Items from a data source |
##############################

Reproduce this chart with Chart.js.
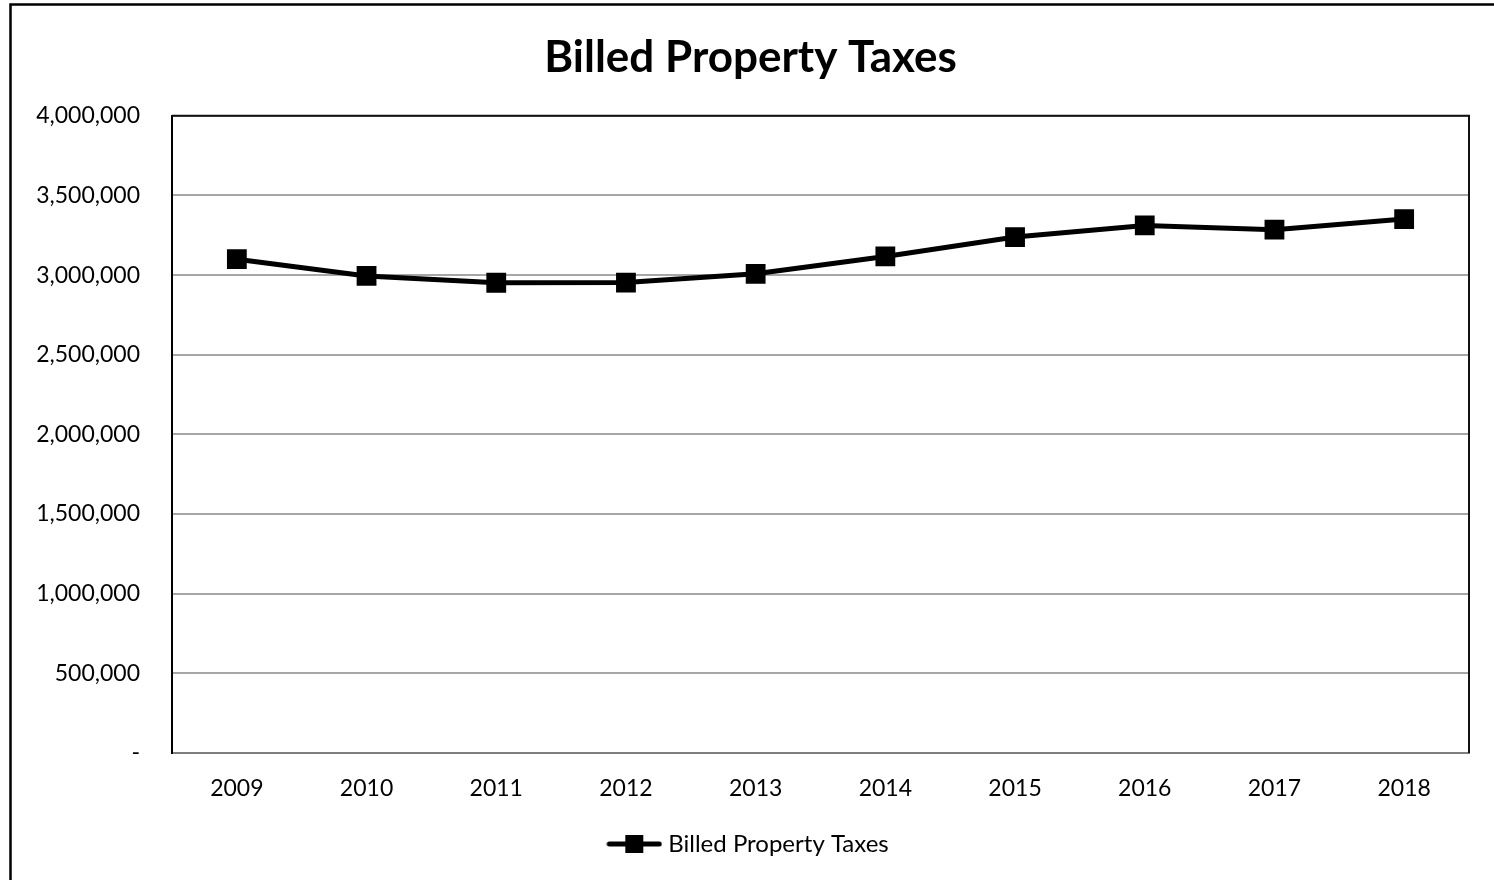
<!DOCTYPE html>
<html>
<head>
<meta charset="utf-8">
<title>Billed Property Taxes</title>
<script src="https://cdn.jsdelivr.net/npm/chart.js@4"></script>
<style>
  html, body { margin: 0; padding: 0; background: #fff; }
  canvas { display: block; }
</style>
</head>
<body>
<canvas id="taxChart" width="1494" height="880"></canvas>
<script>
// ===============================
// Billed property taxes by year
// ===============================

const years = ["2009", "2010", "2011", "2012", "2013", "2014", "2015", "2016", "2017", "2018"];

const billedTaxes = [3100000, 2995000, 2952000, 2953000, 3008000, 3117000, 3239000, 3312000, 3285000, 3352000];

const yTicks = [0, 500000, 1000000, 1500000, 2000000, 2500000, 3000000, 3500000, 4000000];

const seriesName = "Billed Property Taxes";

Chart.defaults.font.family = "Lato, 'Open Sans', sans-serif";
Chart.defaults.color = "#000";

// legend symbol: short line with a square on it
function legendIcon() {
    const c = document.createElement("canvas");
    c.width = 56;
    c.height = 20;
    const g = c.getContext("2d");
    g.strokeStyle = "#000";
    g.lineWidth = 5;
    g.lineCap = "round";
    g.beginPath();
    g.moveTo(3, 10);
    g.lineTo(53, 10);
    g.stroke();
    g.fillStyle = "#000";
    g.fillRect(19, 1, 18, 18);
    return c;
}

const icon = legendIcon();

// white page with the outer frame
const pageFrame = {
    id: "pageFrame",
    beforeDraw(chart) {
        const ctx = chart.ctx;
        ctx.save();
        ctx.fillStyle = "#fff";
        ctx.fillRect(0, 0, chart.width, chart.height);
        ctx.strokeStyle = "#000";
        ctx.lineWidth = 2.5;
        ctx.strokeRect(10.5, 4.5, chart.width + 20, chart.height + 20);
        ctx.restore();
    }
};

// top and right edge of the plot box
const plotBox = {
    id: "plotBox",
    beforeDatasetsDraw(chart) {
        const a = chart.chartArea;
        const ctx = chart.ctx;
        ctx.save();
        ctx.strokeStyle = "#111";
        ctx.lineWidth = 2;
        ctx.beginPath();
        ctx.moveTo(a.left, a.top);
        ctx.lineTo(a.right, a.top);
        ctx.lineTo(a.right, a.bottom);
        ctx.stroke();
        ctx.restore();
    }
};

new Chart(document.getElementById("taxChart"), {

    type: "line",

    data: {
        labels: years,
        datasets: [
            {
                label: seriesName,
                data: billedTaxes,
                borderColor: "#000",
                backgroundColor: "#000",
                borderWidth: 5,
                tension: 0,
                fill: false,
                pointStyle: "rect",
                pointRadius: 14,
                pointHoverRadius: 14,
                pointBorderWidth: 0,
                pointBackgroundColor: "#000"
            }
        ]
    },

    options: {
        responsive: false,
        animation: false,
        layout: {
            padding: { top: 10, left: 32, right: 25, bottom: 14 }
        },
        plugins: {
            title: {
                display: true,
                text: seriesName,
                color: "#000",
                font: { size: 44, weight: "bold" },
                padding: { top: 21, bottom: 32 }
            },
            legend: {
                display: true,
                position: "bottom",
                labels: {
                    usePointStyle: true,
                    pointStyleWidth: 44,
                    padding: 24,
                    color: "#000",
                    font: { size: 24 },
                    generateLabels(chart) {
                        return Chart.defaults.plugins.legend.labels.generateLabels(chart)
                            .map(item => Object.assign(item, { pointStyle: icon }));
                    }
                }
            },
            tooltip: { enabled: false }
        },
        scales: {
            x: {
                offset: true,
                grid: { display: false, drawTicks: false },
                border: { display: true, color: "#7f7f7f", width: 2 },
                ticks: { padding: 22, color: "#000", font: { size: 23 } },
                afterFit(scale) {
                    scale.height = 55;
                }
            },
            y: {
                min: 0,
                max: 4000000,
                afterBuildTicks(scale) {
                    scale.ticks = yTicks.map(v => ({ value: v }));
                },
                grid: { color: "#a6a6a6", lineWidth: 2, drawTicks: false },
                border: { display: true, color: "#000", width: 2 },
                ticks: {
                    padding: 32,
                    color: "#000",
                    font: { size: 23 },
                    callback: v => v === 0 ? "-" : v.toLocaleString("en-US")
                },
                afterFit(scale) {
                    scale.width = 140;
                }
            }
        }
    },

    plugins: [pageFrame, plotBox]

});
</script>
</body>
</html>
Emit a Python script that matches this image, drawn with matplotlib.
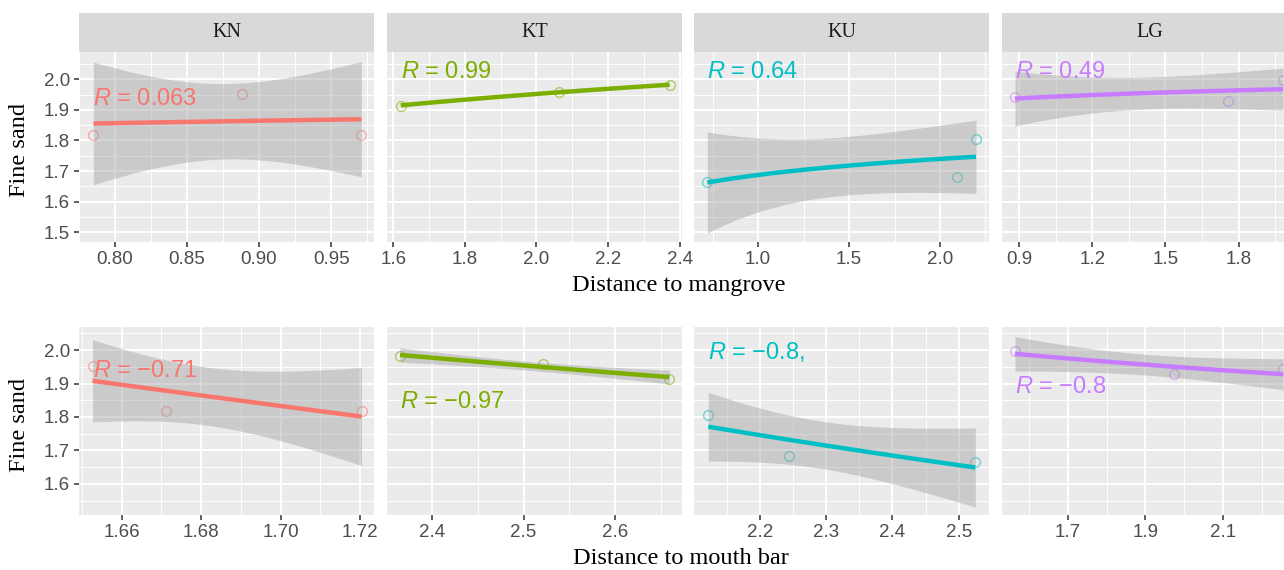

##############################

The records above need to be restated word for word, with the pictures left out.

Reproduce this chart with Chart.js.
<!DOCTYPE html>
<html>
<head>
<meta charset="utf-8">
<title>Billed Property Taxes</title>
<script src="https://cdn.jsdelivr.net/npm/chart.js@4"></script>
<style>
  html, body { margin: 0; padding: 0; background: #fff; }
  canvas { display: block; }
</style>
</head>
<body>
<canvas id="taxChart" width="1494" height="880"></canvas>
<script>
// ===============================
// Billed property taxes by year
// ===============================

const years = ["2009", "2010", "2011", "2012", "2013", "2014", "2015", "2016", "2017", "2018"];

const billedTaxes = [3100000, 2995000, 2952000, 2953000, 3008000, 3117000, 3239000, 3312000, 3285000, 3352000];

const yTicks = [0, 500000, 1000000, 1500000, 2000000, 2500000, 3000000, 3500000, 4000000];

const seriesName = "Billed Property Taxes";

Chart.defaults.font.family = "Lato, 'Open Sans', sans-serif";
Chart.defaults.color = "#000";

// legend symbol: short line with a square on it
function legendIcon() {
    const c = document.createElement("canvas");
    c.width = 56;
    c.height = 20;
    const g = c.getContext("2d");
    g.strokeStyle = "#000";
    g.lineWidth = 5;
    g.lineCap = "round";
    g.beginPath();
    g.moveTo(3, 10);
    g.lineTo(53, 10);
    g.stroke();
    g.fillStyle = "#000";
    g.fillRect(19, 1, 18, 18);
    return c;
}

const icon = legendIcon();

// white page with the outer frame
const pageFrame = {
    id: "pageFrame",
    beforeDraw(chart) {
        const ctx = chart.ctx;
        ctx.save();
        ctx.fillStyle = "#fff";
        ctx.fillRect(0, 0, chart.width, chart.height);
        ctx.strokeStyle = "#000";
        ctx.lineWidth = 2.5;
        ctx.strokeRect(10.5, 4.5, chart.width + 20, chart.height + 20);
        ctx.restore();
    }
};

// top and right edge of the plot box
const plotBox = {
    id: "plotBox",
    beforeDatasetsDraw(chart) {
        const a = chart.chartArea;
        const ctx = chart.ctx;
        ctx.save();
        ctx.strokeStyle = "#111";
        ctx.lineWidth = 2;
        ctx.beginPath();
        ctx.moveTo(a.left, a.top);
        ctx.lineTo(a.right, a.top);
        ctx.lineTo(a.right, a.bottom);
        ctx.stroke();
        ctx.restore();
    }
};

new Chart(document.getElementById("taxChart"), {

    type: "line",

    data: {
        labels: years,
        datasets: [
            {
                label: seriesName,
                data: billedTaxes,
                borderColor: "#000",
                backgroundColor: "#000",
                borderWidth: 5,
                tension: 0,
                fill: false,
                pointStyle: "rect",
                pointRadius: 14,
                pointHoverRadius: 14,
                pointBorderWidth: 0,
                pointBackgroundColor: "#000"
            }
        ]
    },

    options: {
        responsive: false,
        animation: false,
        layout: {
            padding: { top: 10, left: 32, right: 25, bottom: 14 }
        },
        plugins: {
            title: {
                display: true,
                text: seriesName,
                color: "#000",
                font: { size: 44, weight: "bold" },
                padding: { top: 21, bottom: 32 }
            },
            legend: {
                display: true,
                position: "bottom",
                labels: {
                    usePointStyle: true,
                    pointStyleWidth: 44,
                    padding: 24,
                    color: "#000",
                    font: { size: 24 },
                    generateLabels(chart) {
                        return Chart.defaults.plugins.legend.labels.generateLabels(chart)
                            .map(item => Object.assign(item, { pointStyle: icon }));
                    }
                }
            },
            tooltip: { enabled: false }
        },
        scales: {
            x: {
                offset: true,
                grid: { display: false, drawTicks: false },
                border: { display: true, color: "#7f7f7f", width: 2 },
                ticks: { padding: 22, color: "#000", font: { size: 23 } },
                afterFit(scale) {
                    scale.height = 55;
                }
            },
            y: {
                min: 0,
                max: 4000000,
                afterBuildTicks(scale) {
                    scale.ticks = yTicks.map(v => ({ value: v }));
                },
                grid: { color: "#a6a6a6", lineWidth: 2, drawTicks: false },
                border: { display: true, color: "#000", width: 2 },
                ticks: {
                    padding: 32,
                    color: "#000",
                    font: { size: 23 },
                    callback: v => v === 0 ? "-" : v.toLocaleString("en-US")
                },
                afterFit(scale) {
                    scale.width = 140;
                }
            }
        }
    },

    plugins: [pageFrame, plotBox]

});
</script>
</body>
</html>
Emit a Python script that matches this image, drawn with matplotlib.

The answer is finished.